Stolen car driven dangerously on M1, Gold Coast

IT’S a horrible, chilling photo, that goes to the heart of the youth crime crisis.

Two young boys, and they are most certainly boys, inside a southern Gold Coast home they have just broken into in the early hours of last Saturday morning.

It’s clear from their slight frames and childish faces – which the Bulletin must obscure for legal reasons – that the pair can be no more than about 10 or 12 years old.

They hold their shoes in their hands because they know there are people asleep in the house and wish to avoid making noise.

The couple who live at the property with an elderly relative told the Bulletin the boys spent half an hour at their home, rifling through their belongings, before slipping out quietly when they were about to be disturbed.

Young boys captured on CCTV breaking into a house on the Gold Coast.
Young boys captured on CCTV breaking into a house on the Gold Coast.

Everything was captured on CCTV installed because there have been so many similar incidents in the area.

“They weren’t far from me when I came down the stairs,” one of the homeowners said.

“Probably six metres in front of me. They were that close.

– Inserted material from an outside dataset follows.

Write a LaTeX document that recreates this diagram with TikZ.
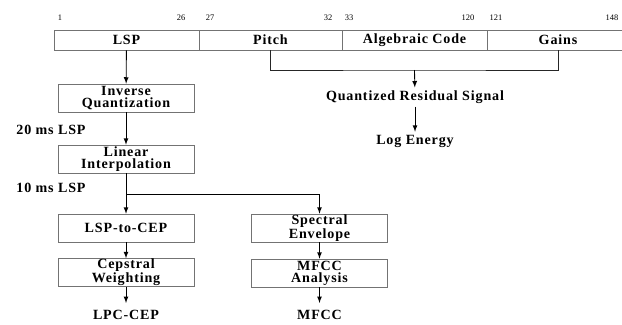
\documentclass[tikz,border=0pt]{standalone}
\usepackage{fontspec}
\setmainfont{Liberation Serif}
\newfontfamily\diafont[LetterSpace=6]{Liberation Serif}
\usetikzlibrary{positioning,arrows}

\begin{document}
\begin{tikzpicture}[
	  x=0.025cm, y=-0.025cm,
	  %style for arrows
	  arrw/.style={semithick, ->, >=latex},
	  % style for plain lines
	  ln/.style={semithick, draw=black!85},
	  % style for the frame fields
	  fld/.style={rectangle, draw=black!55, minimum height=0.5cm, inner sep=0pt,
	    font=\diafont\bfseries\fontsize{10}{8.6}\selectfont},
	  % style for the processing boxes
	  blk/.style={rectangle, draw=black!55, minimum width=3.4cm, minimum height=0.7cm,
	    inner sep=0pt, align=center, font=\diafont\bfseries\fontsize{10}{8.6}\selectfont},
	  % style for plain texts
	  txt/.style={inner sep=2pt, font=\diafont\bfseries\fontsize{10}{8.6}\selectfont},
	  % style for bit numbers
	  num/.style={inner sep=0pt, font=\fontsize{6}{6}\selectfont}]

      \useasboundingbox (0,0) rectangle (622,324);

      % frame fields
      \node[fld, minimum width=3.625cm](lsp) at (126.5,40){LSP};
      \node[fld, minimum width=3.575cm](pitch) at (270.5,40){Pitch};
      \node[fld, minimum width=3.625cm](algc) at (414.5,40){Algebraic Code};
      \node[fld, minimum width=3.55cm](gains) at (558,40){Gains};

      % bit numbers
      \node[num](b1) at (60,18){1};
      \node[num](b26) at (181,18){26};
      \node[num](b27) at (210,18){27};
      \node[num](b32) at (328,18){32};
      \node[num](b33) at (349,18){33};
      \node[num](b120) at (468,18){120};
      \node[num](b121) at (496,18){121};
      \node[num](b148) at (612,18){148};

      % residual branch
      \coordinate (jn) at (414.5,70);
      \node[txt](qrs) at (415,97){Quantized Residual Signal};
      \node[txt](loge) at (415,141){Log Energy};
      \draw[ln] (pitch.south) |- (jn) -| (gains.south);
      \draw[arrw] (jn) -- (qrs);
      \draw[arrw] (qrs) -- (loge);

      % LSP branch
      \node[blk](invq) at (126,98){Inverse\\Quantization};
      \node[blk](linint) at (126,159){Linear\\Interpolation};
      \node[blk](l2c) at (126,228){LSP-to-CEP};
      \node[blk](cepw) at (126,272.5){Cepstral\\Weighting};
      \node[blk](specenv) at (319.5,228){Spectral\\Envelope};
      \node[blk](mfcca) at (319.5,273){MFCC\\Analysis};
      \node[txt](lpccep) at (126,315){LPC-CEP};
      \node[txt](mfcc) at (319.5,315){MFCC};

      \node[txt](ms20) at (51,130){20 ms LSP};
      \node[txt](ms10) at (51,188){10 ms LSP};

      \coordinate (split) at (126,194);
      \draw[arrw] (lsp) -- (invq);
      \draw[arrw] (invq) -- (linint);
      \draw[arrw] (linint) -- (l2c);
      \draw[arrw] (split) -| (specenv);
      \draw[arrw] (l2c) -- (cepw);
      \draw[arrw] (specenv) -- (mfcca);
      \draw[arrw, shorten >=3pt] (cepw) -- (lpccep);
      \draw[arrw, shorten >=3pt] (mfcca) -- (mfcc);

\end{tikzpicture}
\end{document}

And if you’re not expecting it, it’s like, ‘Oh my God, wait a minute, who’s been in my home.’

“It’s quite a nerve-racking feeling, knowing you’ve had people in your house.”

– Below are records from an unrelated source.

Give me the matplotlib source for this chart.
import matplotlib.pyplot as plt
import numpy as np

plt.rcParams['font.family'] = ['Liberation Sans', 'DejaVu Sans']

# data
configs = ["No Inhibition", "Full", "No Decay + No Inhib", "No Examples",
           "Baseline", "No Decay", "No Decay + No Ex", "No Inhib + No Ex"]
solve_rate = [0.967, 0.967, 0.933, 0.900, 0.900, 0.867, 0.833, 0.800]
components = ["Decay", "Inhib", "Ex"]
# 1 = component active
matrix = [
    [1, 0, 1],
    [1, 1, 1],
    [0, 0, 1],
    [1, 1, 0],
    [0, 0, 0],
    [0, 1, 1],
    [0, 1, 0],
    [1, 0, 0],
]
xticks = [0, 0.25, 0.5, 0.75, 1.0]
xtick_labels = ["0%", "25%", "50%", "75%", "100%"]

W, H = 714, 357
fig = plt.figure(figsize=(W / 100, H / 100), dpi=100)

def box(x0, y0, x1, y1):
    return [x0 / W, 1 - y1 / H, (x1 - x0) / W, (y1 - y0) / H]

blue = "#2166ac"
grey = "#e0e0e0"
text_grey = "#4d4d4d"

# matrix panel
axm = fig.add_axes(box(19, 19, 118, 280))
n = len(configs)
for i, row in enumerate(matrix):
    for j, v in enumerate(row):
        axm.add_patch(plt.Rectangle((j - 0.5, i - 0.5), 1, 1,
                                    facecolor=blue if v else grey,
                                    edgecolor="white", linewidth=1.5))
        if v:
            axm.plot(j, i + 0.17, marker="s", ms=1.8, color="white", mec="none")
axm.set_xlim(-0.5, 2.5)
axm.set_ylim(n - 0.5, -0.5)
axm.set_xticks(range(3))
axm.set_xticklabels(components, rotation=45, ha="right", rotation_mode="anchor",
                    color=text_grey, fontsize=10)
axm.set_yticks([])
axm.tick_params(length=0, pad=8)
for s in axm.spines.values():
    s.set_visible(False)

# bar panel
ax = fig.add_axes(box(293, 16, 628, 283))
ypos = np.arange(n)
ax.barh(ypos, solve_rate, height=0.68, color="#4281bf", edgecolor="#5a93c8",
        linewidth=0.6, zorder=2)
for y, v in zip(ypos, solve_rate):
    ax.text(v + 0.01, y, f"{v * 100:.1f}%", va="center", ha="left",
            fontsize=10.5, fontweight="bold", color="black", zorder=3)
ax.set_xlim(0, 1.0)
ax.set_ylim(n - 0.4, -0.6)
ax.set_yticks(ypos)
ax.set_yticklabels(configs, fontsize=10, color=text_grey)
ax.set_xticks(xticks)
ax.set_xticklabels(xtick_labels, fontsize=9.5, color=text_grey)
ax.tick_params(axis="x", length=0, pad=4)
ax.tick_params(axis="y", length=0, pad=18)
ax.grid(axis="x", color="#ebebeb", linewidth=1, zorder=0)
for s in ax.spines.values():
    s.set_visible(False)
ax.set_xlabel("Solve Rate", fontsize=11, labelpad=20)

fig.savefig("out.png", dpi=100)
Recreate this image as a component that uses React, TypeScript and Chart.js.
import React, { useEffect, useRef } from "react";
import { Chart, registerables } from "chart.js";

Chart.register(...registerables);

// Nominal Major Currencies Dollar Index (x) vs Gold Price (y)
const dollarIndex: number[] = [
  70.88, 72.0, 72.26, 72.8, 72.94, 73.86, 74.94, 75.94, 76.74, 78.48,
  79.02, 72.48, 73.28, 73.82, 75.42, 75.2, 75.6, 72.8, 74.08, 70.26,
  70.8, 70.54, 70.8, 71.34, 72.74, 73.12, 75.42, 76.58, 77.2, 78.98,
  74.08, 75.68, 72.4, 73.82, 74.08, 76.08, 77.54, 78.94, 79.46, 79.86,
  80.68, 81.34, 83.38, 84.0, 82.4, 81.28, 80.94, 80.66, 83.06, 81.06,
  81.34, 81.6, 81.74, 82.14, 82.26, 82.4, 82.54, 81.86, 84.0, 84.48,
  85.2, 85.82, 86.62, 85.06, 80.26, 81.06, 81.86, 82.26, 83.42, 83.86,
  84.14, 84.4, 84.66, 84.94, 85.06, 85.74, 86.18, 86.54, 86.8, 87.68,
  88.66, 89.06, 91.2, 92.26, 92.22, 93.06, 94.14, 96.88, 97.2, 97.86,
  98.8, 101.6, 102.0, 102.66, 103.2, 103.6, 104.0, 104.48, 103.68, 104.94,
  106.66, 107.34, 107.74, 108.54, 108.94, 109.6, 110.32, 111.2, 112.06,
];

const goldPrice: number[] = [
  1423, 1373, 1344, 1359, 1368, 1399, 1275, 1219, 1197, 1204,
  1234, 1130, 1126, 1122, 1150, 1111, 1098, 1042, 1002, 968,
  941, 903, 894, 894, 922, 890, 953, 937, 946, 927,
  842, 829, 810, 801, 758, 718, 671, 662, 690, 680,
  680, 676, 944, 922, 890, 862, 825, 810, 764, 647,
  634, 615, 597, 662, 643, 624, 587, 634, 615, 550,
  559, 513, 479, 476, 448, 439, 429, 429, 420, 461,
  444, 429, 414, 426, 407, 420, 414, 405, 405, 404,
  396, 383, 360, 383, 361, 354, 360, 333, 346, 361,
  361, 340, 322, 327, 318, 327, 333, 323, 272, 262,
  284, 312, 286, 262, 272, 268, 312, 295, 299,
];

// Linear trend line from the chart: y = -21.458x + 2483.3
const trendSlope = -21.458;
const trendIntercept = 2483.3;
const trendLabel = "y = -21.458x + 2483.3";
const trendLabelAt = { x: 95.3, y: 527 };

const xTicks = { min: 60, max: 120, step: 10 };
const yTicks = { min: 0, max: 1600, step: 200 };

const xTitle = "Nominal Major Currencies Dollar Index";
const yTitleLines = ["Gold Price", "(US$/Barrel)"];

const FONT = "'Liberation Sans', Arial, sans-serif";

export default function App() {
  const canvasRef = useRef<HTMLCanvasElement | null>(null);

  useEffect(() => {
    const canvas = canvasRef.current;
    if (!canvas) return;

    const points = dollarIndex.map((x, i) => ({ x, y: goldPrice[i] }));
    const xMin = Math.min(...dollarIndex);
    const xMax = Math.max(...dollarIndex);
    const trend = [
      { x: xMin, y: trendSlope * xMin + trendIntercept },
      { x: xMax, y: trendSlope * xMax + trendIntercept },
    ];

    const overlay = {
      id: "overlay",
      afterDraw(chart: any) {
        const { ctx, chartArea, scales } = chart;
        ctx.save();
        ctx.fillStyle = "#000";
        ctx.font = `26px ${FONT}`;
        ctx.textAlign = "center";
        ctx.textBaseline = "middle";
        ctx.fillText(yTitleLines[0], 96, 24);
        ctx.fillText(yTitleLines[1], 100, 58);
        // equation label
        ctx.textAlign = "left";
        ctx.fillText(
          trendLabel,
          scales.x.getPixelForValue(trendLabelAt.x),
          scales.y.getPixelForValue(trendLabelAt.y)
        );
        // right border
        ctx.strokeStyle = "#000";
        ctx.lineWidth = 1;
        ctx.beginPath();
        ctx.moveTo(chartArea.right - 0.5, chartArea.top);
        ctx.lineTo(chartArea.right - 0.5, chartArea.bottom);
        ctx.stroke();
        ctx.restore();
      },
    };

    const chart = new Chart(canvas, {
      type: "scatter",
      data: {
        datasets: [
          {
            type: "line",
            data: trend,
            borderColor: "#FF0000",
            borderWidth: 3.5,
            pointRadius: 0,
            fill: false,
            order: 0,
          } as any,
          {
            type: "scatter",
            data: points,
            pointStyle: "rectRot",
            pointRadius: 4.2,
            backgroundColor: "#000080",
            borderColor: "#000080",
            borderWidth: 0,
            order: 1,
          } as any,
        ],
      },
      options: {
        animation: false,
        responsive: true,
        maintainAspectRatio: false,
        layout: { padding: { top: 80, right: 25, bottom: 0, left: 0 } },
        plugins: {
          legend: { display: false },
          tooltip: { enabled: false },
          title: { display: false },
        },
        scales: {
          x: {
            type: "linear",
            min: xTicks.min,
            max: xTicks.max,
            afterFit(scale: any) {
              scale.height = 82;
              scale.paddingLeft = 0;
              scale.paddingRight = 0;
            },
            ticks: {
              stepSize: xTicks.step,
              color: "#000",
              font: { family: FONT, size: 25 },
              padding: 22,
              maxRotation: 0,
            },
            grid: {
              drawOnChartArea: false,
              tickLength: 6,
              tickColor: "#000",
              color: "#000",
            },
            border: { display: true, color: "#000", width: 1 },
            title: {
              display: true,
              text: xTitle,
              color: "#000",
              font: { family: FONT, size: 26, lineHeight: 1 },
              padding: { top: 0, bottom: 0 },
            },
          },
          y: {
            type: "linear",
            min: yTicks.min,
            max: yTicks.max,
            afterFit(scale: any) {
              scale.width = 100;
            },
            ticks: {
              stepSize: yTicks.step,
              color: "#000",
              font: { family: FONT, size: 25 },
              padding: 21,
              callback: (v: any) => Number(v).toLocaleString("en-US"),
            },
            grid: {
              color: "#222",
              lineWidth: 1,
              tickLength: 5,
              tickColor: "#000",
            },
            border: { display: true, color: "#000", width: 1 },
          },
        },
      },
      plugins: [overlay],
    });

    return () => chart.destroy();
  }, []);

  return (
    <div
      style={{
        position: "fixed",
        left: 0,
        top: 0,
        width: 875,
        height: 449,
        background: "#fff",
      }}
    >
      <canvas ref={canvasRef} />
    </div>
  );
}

The homeowner said that despite spending half an hour in the property, the boys left with nothing of value.

“They took a pair of shoes of mine, and didn’t like them, so dumped them around the corner,” she said.

“They took (my husband’s) wallet and that was found on the beach and somebody brought it back to us.

“So they got nothing, and you think, what was all that about?

“But the worst part is them going through your stuff.

“It’s all on video. You see them lifting up things and looking in things. They were there for half an hour.

“When they left it was light. It was daytime. It’s just horrible.”

The couple’s house was one of a number allegedly broken into by the boys on Saturday morning.

Police catch offenders – but all too often they are soon back on the streets and back to their old tricks.
Police catch offenders – but all too often they are soon back on the streets and back to their old tricks.

It didn’t take police long to catch up with them. When they looked at the CCTV images, they knew exactly who the offenders were.

They had been in trouble before. The couple said an officer told them one was in court just a week previously and let go.

Like most people, they are appalled that children caught up in the youth crime wave appeared to face little consequences.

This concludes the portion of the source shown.